重賞ウィナーレポート

2011年10月15日 デイリー杯2歳S G2

2011年10月15日 京都競馬場 小雨 稍重 芝 1600m このレースの詳細データをJBIS-Searchで見る

優勝馬:クラレント

プロフィール

生年月日
2009年03月02日 02歳
性別/毛色
牡/栗毛
戦績
国内:2戦2勝
総収得賞金
408,860,000円
ダンスインザダーク
母 (母父)
エリモピクシー  by  ダンシングブレーヴ(USA)
馬主
前田 晋二
生産者
ノースヒルズマネジメント (新冠)
調教師
橋口 弘次郎
騎手
小牧 太
  • 当歳時のクラレント
    当歳時のクラレント
  • ダンスインザダーク譲りの脚長な馬体です
    ダンスインザダーク譲りの脚長な馬体です

 毎年素質馬が集う2歳重賞、デイリー杯2歳ステークス(G2)はキャリア1戦のクラレントが差し切り勝ち。兄リディルは一昨年のこのレースの勝ち馬で、見事に兄弟制覇を達成。2歳チャンピオンを見据えて狼煙を上げた。

 本馬の生産牧場は新冠町にある(株)ノースヒルズ。同郷からはノーリーズン、ファレノプシスといったクラシック馬が誕生しており、毎年のようにクラシック戦線に有力馬を送り込んでいる。現2歳世代からはヴェアデイロス、ブライトライン、同牧場グループの育成馬としてモンストール、オーブルチェフなどが早くも将来性をアピールする走りを見せており、クラレントがかつて過ごした仲間と大舞台であいまみえる日も遠くないだろう。

 同牧場ゼネラルマネージャーの福田洋志さんにレースの感想を伺うと、「優勝することができて嬉しく思っています。2戦目ながらレースセンスを感じさせるレースぶりで、今後に向けて更に期待が膨らみました。」と、喜びを語った。ちょうど兄リディルのデイリー杯2歳S(Jpn2)優勝時の取材で紹介させていただいた馬が本馬で、今となってはあの回が“予告編”となった。

 本馬の母は現役時代7勝をあげた活躍馬エリモピクシー。初仔が前述のリディルで、2番仔として誕生したのが本馬だ。福田さんは、「初仔のリディルよりひとまわり大きく生まれました。父ダンスインザダーク譲りの脚の長さがあって、品のある立派な当歳でした。橋口調教師はデビュー前から本馬を高く評価してくださっていました。」と、振り返る。1歳の春先に疝痛で開腹手術をしたが、その後は順調に回復し、入厩までの育成もスムーズに運んだ。当時携わった牧場スタッフは“従順で人なつこい馬でした”と懐かしみながら教えてくれた。

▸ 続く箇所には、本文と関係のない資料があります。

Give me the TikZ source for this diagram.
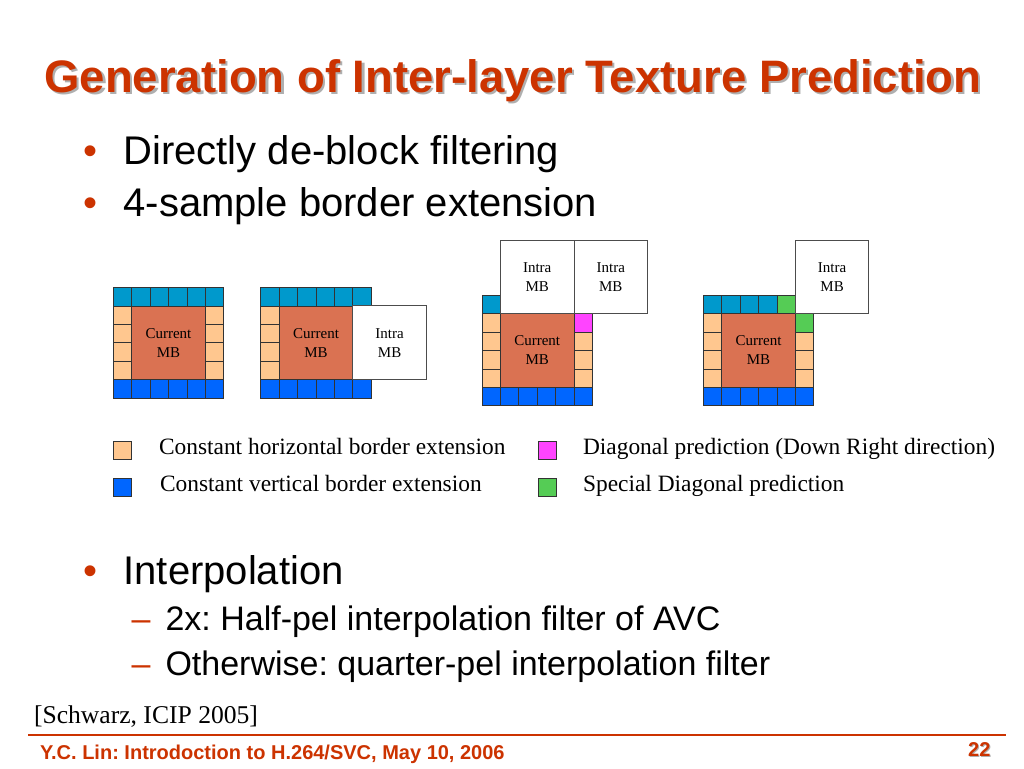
\documentclass[tikz,border=0pt]{standalone}
\usepackage{fontspec}
\setmainfont{Liberation Serif}
\setsansfont{Liberation Sans}
\frenchspacing
\newcommand{\shadowtext}[3]{\makebox[0pt][l]{\hspace*{#1}\raisebox{-#1}{\color{#2}#3}}#3}
\begin{document}
\begin{tikzpicture}[x=1pt,y=-1pt,
  cell/.style={draw=black!80,line width=0.8pt},
  cyancell/.style={cell,fill=cyanbar},
  bluecell/.style={cell,fill=bluebar},
  orcell/.style={cell,fill=orangecell},
  magcell/.style={cell,fill=magcell},
  grcell/.style={cell,fill=greencell},
  mbbox/.style={cell,fill=mbcol},
  intrabox/.style={draw=black!70,line width=0.9pt,fill=white},
  mblabel/.style={font=\fontsize{15}{19}\selectfont\rmfamily,align=center,text=black},
  legtext/.style={font=\fontsize{23.4}{27}\selectfont\rmfamily,anchor=base west},
  bul/.style={font=\fontsize{40}{48}\selectfont\sffamily,anchor=base west},
  subbul/.style={font=\fontsize{34}{40}\selectfont\sffamily,anchor=base west},
  marker/.style={text=titlered},
  titlefont/.style={font=\fontsize{45.5}{52}\selectfont\sffamily\bfseries,anchor=base}
]
\definecolor{titlered}{RGB}{204,51,0}
\definecolor{cyanbar}{RGB}{0,153,204}
\definecolor{bluebar}{RGB}{0,102,255}
\definecolor{orangecell}{RGB}{255,199,143}
\definecolor{magcell}{RGB}{255,68,255}
\definecolor{greencell}{RGB}{85,204,85}
\definecolor{mbcol}{RGB}{218,114,82}
\definecolor{shadowgray}{RGB}{175,175,175}
\useasboundingbox (0,0) rectangle (1024,768);
\fill[white] (0,0) rectangle (1024,768);
\def\s{18.4}
% Title (with drop shadow)
\node (title)[titlefont,text=titlered] at (513,92) {\shadowtext{2.2pt}{shadowgray}{Generation of Inter-layer Texture Prediction}};
% bullets
\node (b1m)[bul,marker] at (80,164) {•};
\node (b1)[bul] at (120,164) {Directly de-block filtering};
\node (b2m)[bul,marker] at (80,216) {•};
\node (b2)[bul] at (120,216) {4-sample border extension};
\node (b3m)[bul,marker] at (80,584) {•};
\node (b3)[bul] at (120,584) {Interpolation};
\node (b4m)[subbul,marker] at (128,630) {–};
\node (b4)[subbul] at (162,630) {2x: Half-pel interpolation filter of AVC};
\node (b5m)[subbul,marker] at (128,675) {–};
\node (b5)[subbul] at (162,675) {Otherwise: quarter-pel interpolation filter};
% Block 1
\begin{scope}[shift={(113.3,287.6)}]
  \foreach \i in {0,...,5} {\draw[cyancell] (\i*\s,0) rectangle ++(\s,\s);
                            \draw[bluecell] (\i*\s,5*\s) rectangle ++(\s,\s);}
  \foreach \j in {1,...,4} {\draw[orcell] (0,\j*\s) rectangle ++(\s,\s);
                            \draw[orcell] (5*\s,\j*\s) rectangle ++(\s,\s);}
  \draw[mbbox] (\s,\s) rectangle ++(4*\s,4*\s);
  \node (mb1)[mblabel] at (3*\s,3*\s) {Current\\MB};
\end{scope}
% Block 2
\begin{scope}[shift={(260.8,287.6)}]
  \foreach \i in {0,...,5} {\draw[cyancell] (\i*\s,0) rectangle ++(\s,\s);
                            \draw[bluecell] (\i*\s,5*\s) rectangle ++(\s,\s);}
  \foreach \j in {1,...,4} {\draw[orcell] (0,\j*\s) rectangle ++(\s,\s);}
  \draw[mbbox] (\s,\s) rectangle ++(4*\s,4*\s);
  \node (mb2)[mblabel] at (3*\s,3*\s) {Current\\MB};
  \draw[intrabox] (5*\s,0.95*\s) rectangle ++(4*\s,4.05*\s);
  \node (in2)[mblabel] at (7*\s,3*\s) {Intra\\MB};
\end{scope}
% Block 3
\begin{scope}[shift={(482,295.3)}]
  \draw[cyancell] (0,0) rectangle ++(\s,\s);
  \foreach \i in {0,...,5} {\draw[bluecell] (\i*\s,5*\s) rectangle ++(\s,\s);}
  \foreach \j in {1,...,4} {\draw[orcell] (0,\j*\s) rectangle ++(\s,\s);}
  \draw[magcell] (5*\s,\s) rectangle ++(\s,\s);
  \foreach \j in {2,...,4} {\draw[orcell] (5*\s,\j*\s) rectangle ++(\s,\s);}
  \draw[mbbox] (\s,\s) rectangle ++(4*\s,4*\s);
  \node (mb3)[mblabel] at (3*\s,3*\s) {Current\\MB};
  \draw[intrabox] (\s,-3*\s) rectangle ++(4*\s,4*\s);
  \draw[intrabox] (5*\s,-3*\s) rectangle ++(4*\s,4*\s);
  \node (in3a)[mblabel] at (3*\s,-\s) {Intra\\MB};
  \node (in3b)[mblabel] at (7*\s,-\s) {Intra\\MB};
\end{scope}
% Block 4
\begin{scope}[shift={(703.3,295.3)}]
  \foreach \i in {0,...,3} {\draw[cyancell] (\i*\s,0) rectangle ++(\s,\s);}
  \draw[grcell] (4*\s,0) rectangle ++(\s,\s);
  \foreach \i in {0,...,5} {\draw[bluecell] (\i*\s,5*\s) rectangle ++(\s,\s);}
  \foreach \j in {1,...,4} {\draw[orcell] (0,\j*\s) rectangle ++(\s,\s);}
  \draw[grcell] (5*\s,\s) rectangle ++(\s,\s);
  \foreach \j in {2,...,4} {\draw[orcell] (5*\s,\j*\s) rectangle ++(\s,\s);}
  \draw[mbbox] (\s,\s) rectangle ++(4*\s,4*\s);
  \node (mb4)[mblabel] at (3*\s,3*\s) {Current\\MB};
  \draw[intrabox] (5*\s,-3*\s) rectangle ++(4*\s,4*\s);
  \node (in4)[mblabel] at (7*\s,-\s) {Intra\\MB};
\end{scope}
% Legend
\draw[orcell] (113.5,441.5) rectangle ++(17.5,17.5);
\draw[bluecell] (113.5,478.5) rectangle ++(17.5,17.5);
\draw[magcell] (538.5,441.5) rectangle ++(17.5,17.5);
\draw[grcell] (538.5,478.5) rectangle ++(17.5,17.5);
\node (l1)[legtext] at (155.5,454) {Constant horizontal border extension};
\node (l2)[legtext] at (156.5,491) {Constant vertical border extension};
\node (l3)[legtext] at (579.5,454) {Diagonal prediction (Down Right direction)};
\node (l4)[legtext] at (579.5,491) {Special Diagonal prediction};
% reference
\node (ref)[font=\fontsize{25.6}{30}\selectfont\rmfamily,anchor=base west] at (30.5,723) {[Schwarz, ICIP 2005]};
% footer
\draw[titlered,line width=2pt] (28,734.5) -- (1006,734.5);
\node (foot)[font=\fontsize{20}{24}\selectfont\sffamily\bfseries,text=titlered,anchor=base west] at (36.5,759) {Y.C. Lin: Introdoction to H.264/SVC, May 10, 2006};
\node (page)[font=\fontsize{20}{24}\selectfont\sffamily\bfseries,text=titlered,anchor=base east] at (994,756) {\shadowtext{1pt}{shadowgray}{22}};
\end{tikzpicture}
\end{document}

 兄同様、そのレースぶりからは機敏さ、軽やかさを感じるが、重厚感を感じる血統背景も強調すべき点。母はマイル前後で勝ち数を伸ばした一方、エリザベス女王杯(G1)で4着に好走し、全姉にはエリザベス女王杯(G1)を制したエリモシックがいる。母の父は凱旋門賞馬で、ここにスタミナ豊富なダンスインザダークの血をかけ合わせるとなれば、マイル以上で本領発揮するのではと想像せずにはいられない。キャリアも浅く、これからどんな到達点へと辿るか興味深い。

 「今後も順調に重賞戦線を歩んでいけることを願っています。しっかり折り合いのつく馬ですし、血統的に距離が延びても大丈夫でしょう。来年はクラシックをにぎわせる存在になって欲しいです。」と、福田さんは静かに未来を見つめる。幾多のオープン馬を擁する牧場から、また一頭、大器を予感させる逸材が現れた。